“Not that I speak in respect of want: for I have learned, in whatsoever state I am, therewith to be content.” Philippians 4:11
He is six years old and filled with youthful exuberance. He gets excited about swings, lizards, water slides, ice cream, and trips to the library. He is usually not very passionate about shoes, because, well – shoes are not that interesting to a six-year-old boy.
I was admittedly rather surprised when he begged to come to the store and pick out some shoes for the new school year, immediately found the ones that he wanted, and could hardly wait to put them on when we arrived back at home. He carefully tied the laces all by himself, tried on his new school clothes to see how they looked with the shoes, and wiped the white soles with a wet cloth when he started to notice dirt collecting there.
A few days later, he wore those shoes when we took our kids to volunteer at a local non-profit organization called Feed My Starving Children. They rely on donations and volunteers to pack and ship food to malnourished children around the world. While we were there, they showed us a video about children who were literally starving to death before receiving this life-saving food. That was very eye-opening for my kids. Ever since then, they have been praying for hungry people in our daily family prayers, which makes me want to jump for joy because of their newfound awareness.
We left there that night with a couple of these shirts, and I am kind of in love with them.
As I witnessed my son’s excitement over a new pair of shoes before volunteering to help provide food for the heavily disadvantaged children of the world, a range of emotions filled my heart – the first of which was gratitude.
Aside from the lean years of graduate school, we have never had to worry about providing the necessities of life for our family. If one of us needs shoes, we buy them without giving it a second thought. While we do not always buy popular brands or indulge in the latest trends, we are never lacking for clothing. We have a nice home in a safe neighborhood, even if it is often in need of repair. We don’t have to worry about how we will pay for electricity or water. We drive old cars that have 100,000 + miles, but they run. We have a fridge full of healthy food and pantry shelves that are usually well stocked. We are still working to pay off the student loans that put us through 10 years of school, and we certainly cannot afford to buy everything that we want, but we are not lacking.
So many others are not so lucky.
There are countless mothers who stay up at night worrying about how they will feed their children the next day. I imagine that it breaks their hearts into a thousand pieces when they have little choice but to send them off to school hungry.
There are those who have no transportation but their own two feet.
There are many who long to provide their children a home in a safe neighborhood with good schools, but that is simply out of the question.
There are children who dare not even dream of owning a brand new pair of shoes.
I was not prepared for the sadness that crept into my heart and settled right next to the gratitude.
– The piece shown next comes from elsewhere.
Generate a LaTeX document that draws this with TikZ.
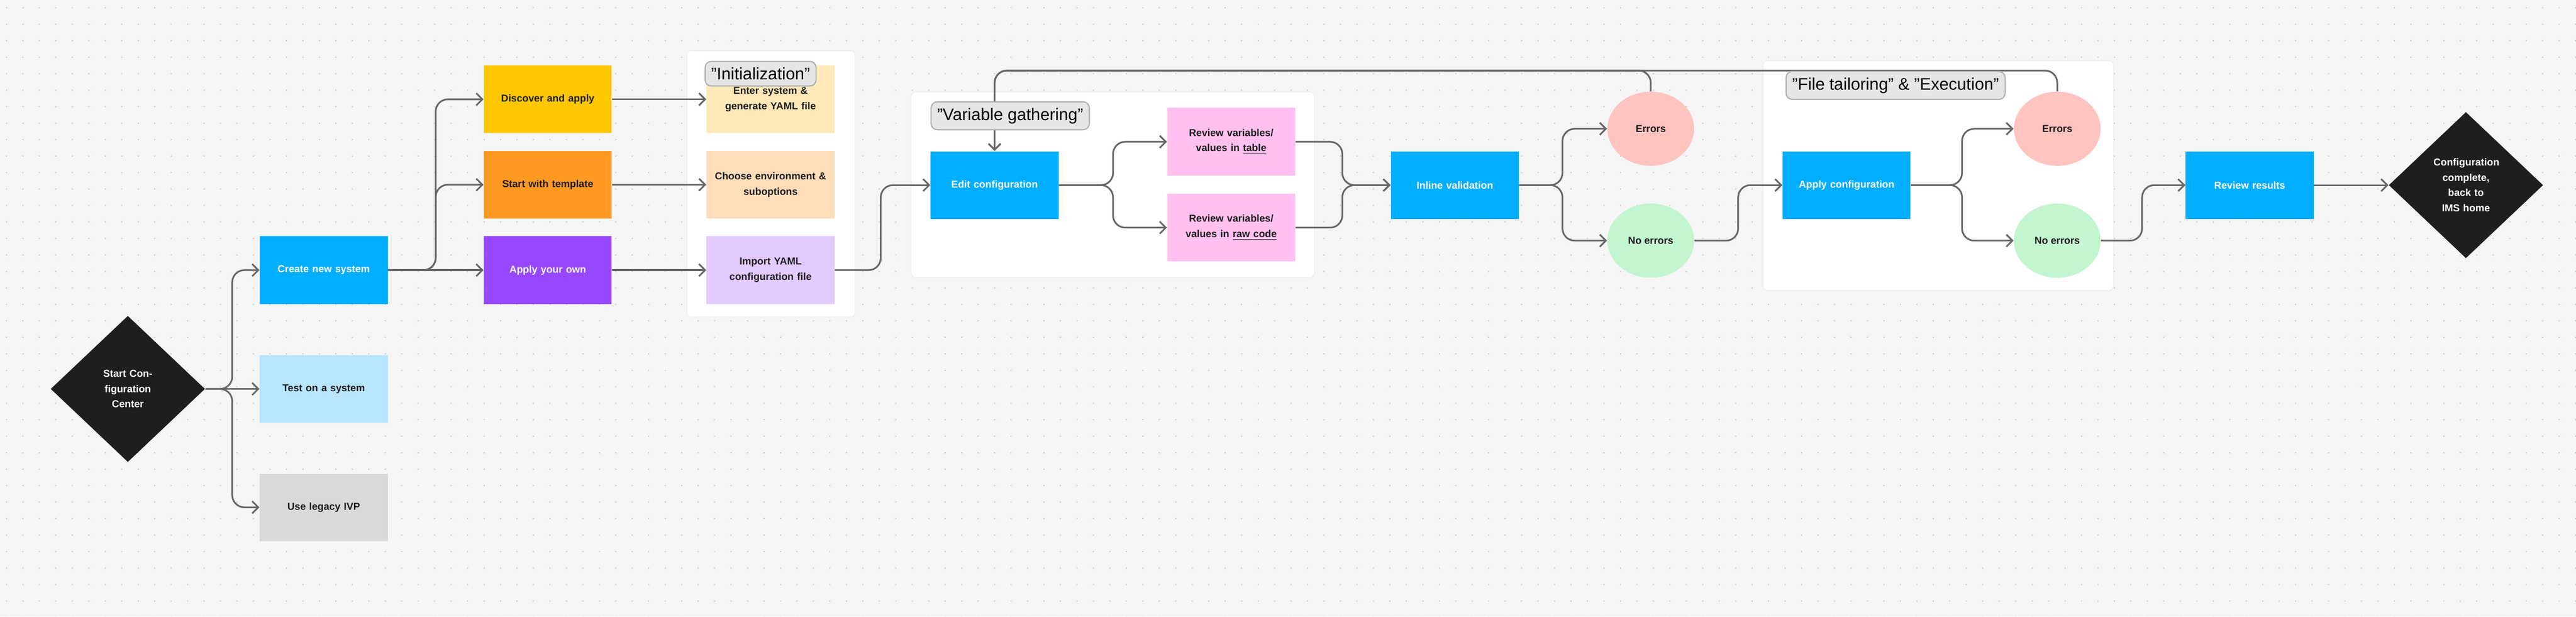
\documentclass[tikz,border=0pt]{standalone}
\usepackage{fontspec}
\setmainfont{Liberation Sans}
\usetikzlibrary{shapes.geometric,arrows.meta}
\definecolor{bg}{HTML}{F5F5F5}
\definecolor{dot}{HTML}{C4C4C4}
\definecolor{wire}{HTML}{676767}
\definecolor{cblue}{HTML}{00AEFF}
\definecolor{cyellow}{HTML}{FFC700}
\definecolor{corange}{HTML}{FF9922}
\definecolor{cpurple}{HTML}{9747FF}
\definecolor{lyellow}{HTML}{FFE8B8}
\definecolor{lorange}{HTML}{FFDDBB}
\definecolor{lpurple}{HTML}{E2CBFF}
\definecolor{lblue}{HTML}{B8E6FF}
\definecolor{lgrey}{HTML}{D9D9D9}
\definecolor{cpink}{HTML}{FFC0EF}
\definecolor{cred}{HTML}{FFC4C0}
\definecolor{cgreen}{HTML}{C2F5D0}
\definecolor{cblack}{HTML}{1E1E1E}
\definecolor{tagfill}{HTML}{E6E6E6}

\begin{document}
\begin{tikzpicture}[
  x=0.01cm, y=-0.01cm,
  box/.style={rectangle,minimum width=2.95cm,minimum height=1.56cm,inner sep=2pt,
    text width=2.7cm,align=center,font=\fontsize{6.6}{10}\selectfont\bfseries,text=cblack},
  wbox/.style={box,fill=cblue,text=white},
  blob/.style={ellipse,minimum width=2cm,minimum height=1.71cm,inner sep=0pt,
    font=\fontsize{6.6}{10}\selectfont\bfseries,text=cblack},
  gate/.style={diamond,fill=cblack,text=white,minimum width=3.56cm,minimum height=3.37cm,
    inner sep=0pt,text width=1.5cm,align=center,font=\fontsize{6.6}{10}\selectfont\bfseries},
  tag/.style={rectangle,rounded corners=4pt,fill=tagfill,draw=black!30,line width=0.8pt,
    inner xsep=4pt,inner ysep=4pt,font=\fontsize{11}{13}\selectfont},
  group/.style={fill=white,draw=black!8,rounded corners=3pt},
  link/.style={draw=wire,line width=1.1pt,rounded corners=8pt,-{Straight Barb[length=4pt,width=8pt]}}
  ]
  % canvas and dots
  \fill[bg] (0,0) rectangle (5944,1422);
  \useasboundingbox (0,0) rectangle (5944,1422);
  \foreach \i in {0,...,156}
    \foreach \j in {0,...,37}
      \fill[dot] (15+38*\i,18+38*\j) circle (1.6);

  % groups
  \path[group] (1585,117) rectangle (1973,731);
  \path[group] (2102,212) rectangle (3033,640);
  \path[group] (4068,140) rectangle (4877,670);

  % start column
  \node[gate] (Start) at (295,897) {Start Configuration Center};
  \node[wbox] (Create) at (747,623) {Create new system};
  \node[box,fill=lblue] (Test) at (747,897) {Test on a system};
  \node[box,fill=lgrey] (Legacy) at (747,1170) {Use legacy IVP};

  % initialization
  \node[box,fill=cyellow] (Discover) at (1264,229) {Discover and apply};
  \node[box,fill=corange] (Template) at (1264,426) {Start with template};
  \node[box,fill=cpurple,text=white] (Own) at (1264,623) {Apply your own};
  \node[box,fill=lyellow] (Enter) at (1778,229) {Enter system \&\\generate YAML file};
  \node[box,fill=lorange] (Choose) at (1778,426) {Choose environment \&\\suboptions};
  \node[box,fill=lpurple] (Import) at (1778,623) {Import YAML\\configuration file};

  % variable gathering
  \node[wbox] (Edit) at (2295,427) {Edit configuration};
  \node[box,fill=cpink] (RevTable) at (2841,327) {Review variables/\\values in \underline{table}};
  \node[box,fill=cpink] (RevCode) at (2841,525) {Review variables/\\values in \underline{raw code}};
  \node[wbox] (Inline) at (3357,427) {Inline validation};
  \node[blob,fill=cred] (Err1) at (3809,297) {Errors};
  \node[blob,fill=cgreen] (Ok1) at (3809,555) {No errors};

  % file tailoring & execution
  \node[wbox] (Apply) at (4261,427) {Apply configuration};
  \node[blob,fill=cred] (Err2) at (4747,297) {Errors};
  \node[blob,fill=cgreen] (Ok2) at (4747,555) {No errors};
  \node[wbox] (Results) at (5191,427) {Review results};
  \node[gate] (Done) at (5690,427) {Configuration complete, back to IMS home};

  % connectors
  \path[link] (Start.east) -- ++(62,0) |- (Create.west);
  \path[link] (Start.east) -- (Test.west);
  \path[link] (Start.east) -- ++(62,0) |- (Legacy.west);
  \path[link] (Create.east) -- ++(110,0) |- (Discover.west);
  \path[link] (Create.east) -- ++(110,0) |- (Template.west);
  \path[link] (Create.east) -- (Own.west);
  \path[link] (Discover.east) -- (Enter.west);
  \path[link] (Template.east) -- (Choose.west);
  \path[link] (Own.east) -- (Import.west);
  \path[link] (Import.east) -- ++(106,0) |- (Edit.west);
  \path[link] (Edit.east) -- ++(125,0) |- (RevTable.west);
  \path[link] (Edit.east) -- ++(125,0) |- (RevCode.west);
  \path[link] (RevTable.east) -- ++(108,0) |- (Inline.west);
  \path[link] (RevCode.east) -- ++(108,0) |- (Inline.west);
  \path[link] (Inline.east) -- ++(100,0) |- (Err1.west);
  \path[link] (Inline.east) -- ++(100,0) |- (Ok1.west);
  \path[link] (Ok1.east) -- ++(101,0) |- (Apply.west);
  \path[link] (Apply.east) -- ++(118,0) |- (Err2.west);
  \path[link] (Apply.east) -- ++(118,0) |- (Ok2.west);
  \path[link] (Ok2.east) -- ++(95,0) |- (Results.west);
  \path[link] (Results.east) -- (Done.west);
  \path[link] (Err1.north) -- ++(0,-48) -| (Edit.north);
  \path[link] (Err2.north) -- ++(0,-48) -| (Edit.north);

  % stage tags
  \node[tag] (TagInit) at (1755,170) {"Initialization"};
  \node[tag] (TagVar) at (2331,267) {"Variable gathering"};
  \node[tag] (TagFile) at (4374,197) {"File tailoring" \& "Execution"};
\end{tikzpicture}
\end{document}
While I was happy that I could provide my child with something as simple as a new pair of shoes, my heart hurt for those children who were born into circumstances that were far less than ideal, and for their parents who would probably give anything to provide them with the same simple necessities that I so often take for granted.
There is nothing like a little dose of perspective to shift your focus and remind you of what is important.
I cannot even begin to say that I know what it is like to be poor. While I have lived through times of financial stress and meager income, they do not even compare to the struggles that some are forced to endure simply because of the circumstances of their birth. I do not know why there is such widespread inequality, or why I have been blessed with opportunities for education (thanks to a whole lot of student loans) that have provided a comfortable living while so many others struggle for mere survival.
But this much I do know…I must not take it for granted for a single day.
Instead of wishing I could afford more toys, nicer cars, a beautifully decorated home with one more bathroom, or the backyard of my dreams, I need to focus my energy on learning to be content with what I already have, because I have enough.
I echo the words of Jeffrey R. Holland who said:
I know that although I may not be my brother’s keeper, I am my brother’s brother, and ‘because I have been given much, I too must give.’
I want to do something, even if it is only a drop in the in the ocean, and that starts with gratitude and ends with action. I can begin by teaching my children to be grateful by providing them with what they need and very little of what they want, even if I can afford to give them more. I can teach them to serve others and think outside of themselves. I can show them by example that more stuff does not bring more happiness, and that intentionally choosing to live with less is more fulfilling that trying to keep up with everybody else.
I can help to provide food for a few starving children, or donate a few pairs of new shoes, in hopes of allowing a grateful mother to see her child’s eyes light up when he puts them on his feet for the first time. That may not even make a dent in the overall need, but it will matter a great deal to those individuals.
We can all make a difference if we have a desire and a commitment to do something, even if that something is small. Over time, small drops of goodness can flood the earth, bringing hope to those who need it most.
Are you up for it? What can you do today?
You can start by trying out the calculator on this site. You will be able to see that you are among the wealthiest 2% of the world’s population if you bring home an annual income of $40,000 (for a single person). Making $25,000 annually places you among the top 5%. Now that is some serious perspective.